Visto el acabar de estas dos vidas —paralelas en un principio, y después tan alejadas y divergentes la una de la otra—, se aprende esa lección que debería resultar inolvidable. El poeta judío alemán, después de sus errores, nos da la imagen de la persona que sabe medir las cosas en su justo valor:
– Todo lo que en la vida no sea Dios, de Dios y para Dios, resulta a la postre una equivocación.
– Volverse a Dios oportunamente, es cosa de sabios y de prudentes.
– Acabar la vida en Dios, es la suprema dicha a que se puede aspirar.
Para nosotros que por la gracia de Dios tenemos fe, el proceder siempre con tranquilidad y paz a los ojos de Dios nos quita todo temor, toda preocupación, y al fin nos resulta una verdadera ganga.
San Agustín, mirando a los que fracasan como a los que tienen éxito, lo dice con su genialidad de siempre, dirigiéndose a cada uno en particular:
– Deseas vida larga, aunque sea mala: procura que sea buena, aunque corta.

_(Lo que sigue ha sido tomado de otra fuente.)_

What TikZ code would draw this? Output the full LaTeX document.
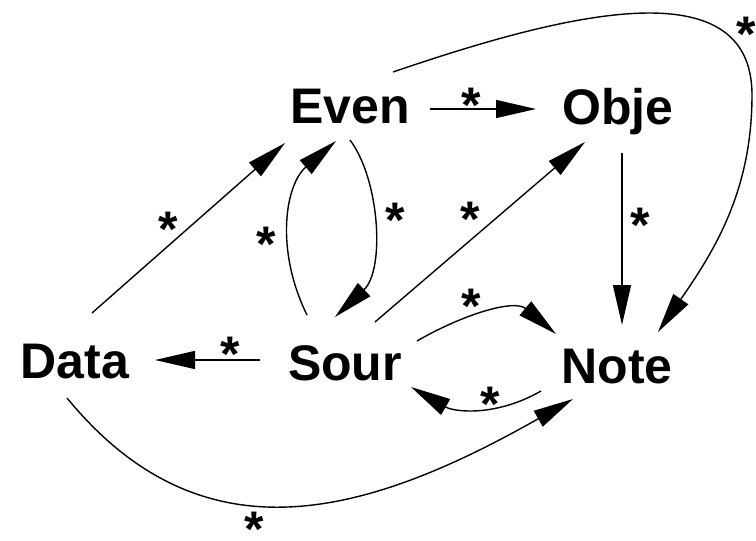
\documentclass[tikz,border=0pt]{standalone}
\usepackage{fontspec}
\setmainfont{Liberation Sans}
\usetikzlibrary{arrows.meta}
\begin{document}
\begin{tikzpicture}[x=1pt,y=1pt,
  lbl/.style={font=\fontsize{50}{60}\selectfont\bfseries, inner sep=0pt, anchor=base},
  st/.style={font=\fontsize{50}{60}\selectfont\bfseries, inner sep=0pt, anchor=base, yshift=-24pt},
  conn/.style={line width=1.4pt, -{Triangle[length=40pt,width=18pt]}}]
\useasboundingbox (0,0) rectangle (756,-541);
% nodes
\node[lbl] (Even) at (350,-123) {Even};
\node[lbl] (Obje) at (618,-124) {Obje};
\node[lbl] (Data) at (75,-378) {Data};
\node[lbl] (Sour) at (345,-380) {Sour};
\node[lbl] (Note) at (617,-383) {Note};
% connectors
\draw[conn] ([shift={(80,14)}]Even.base) -- ([shift={(-82,15)}]Obje.base);
\draw[conn] ([shift={(17,65)}]Data.base) -- ([shift={(-65,-20)}]Even.base);
\draw[conn] ([shift={(-38,65)}]Sour.base) .. controls (275,-250) and (285,-185) .. ([shift={(-14,-18)}]Even.base);
\draw[conn] ([shift={(0,-17)}]Even.base) .. controls (380,-180) and (385,-270) .. ([shift={(-10,63)}]Sour.base);
\draw[conn] ([shift={(30,58)}]Sour.base) -- ([shift={(-33,-18)}]Obje.base);
\draw[conn] ([shift={(4,-29)}]Obje.base) -- ([shift={(5,58)}]Note.base);
\draw[conn] ([shift={(43,51)}]Even.base) .. controls (560,-15) and (752,35) .. (752,-95)
   .. controls (752,-190) and (715,-250) .. ([shift={(41,51)}]Note.base);
\draw[conn] ([shift={(72,39)}]Sour.base) to[out=30,in=140] ([shift={(-61,49)}]Note.base);
\draw[conn] ([shift={(-76,-8)}]Note.base) to[out=-150,in=-30] ([shift={(66,-7)}]Sour.base);
\draw[conn] ([shift={(-8,-20)}]Data.base) .. controls (200,-560) and (360,-520) .. ([shift={(-44,-16)}]Note.base);
\draw[conn] ([shift={(-85,20)}]Sour.base) -- ([shift={(80,18)}]Data.base);
% labels
\node[st] (s1) at (471,-98) {*};
\node[st] (s2) at (746,-27) {*};
\node[st] (s3) at (395,-213) {*};
\node[st] (s4) at (470,-212) {*};
\node[st] (s5) at (640,-218) {*};
\node[st] (s6) at (471,-299) {*};
\node[st] (s7) at (490,-397) {*};
\node[st] (s8) at (254,-522) {*};
\node[st] (s9) at (168,-222) {*};
\node[st] (s10) at (266,-237) {*};
\node[st] (s11) at (230,-347) {*};
\end{tikzpicture}
\end{document}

Porque una vida que pasa de los noventa puede ser un fracaso; y una vida corta que se aja como una flor a los diez añitos o a las veinte primaveras, puede constituir el mayor de los éxitos.
La clave está en una sola palabra: DIOS.
El éxito de la vida —larga o breve, tanto da— estará siempre en saber centrarla en Dios y en su enviado Jesucristo, como lo hiciera el joven que ya no iba a poder hablar nunca.
Con Dios se tiene todo; sin Dios no se tiene nada. Sin Jesucristo, se yerra el camino; con Jesucristo por guía, se llega sin error posible a la meta prefijada, la salvación eterna en el seno de Dios.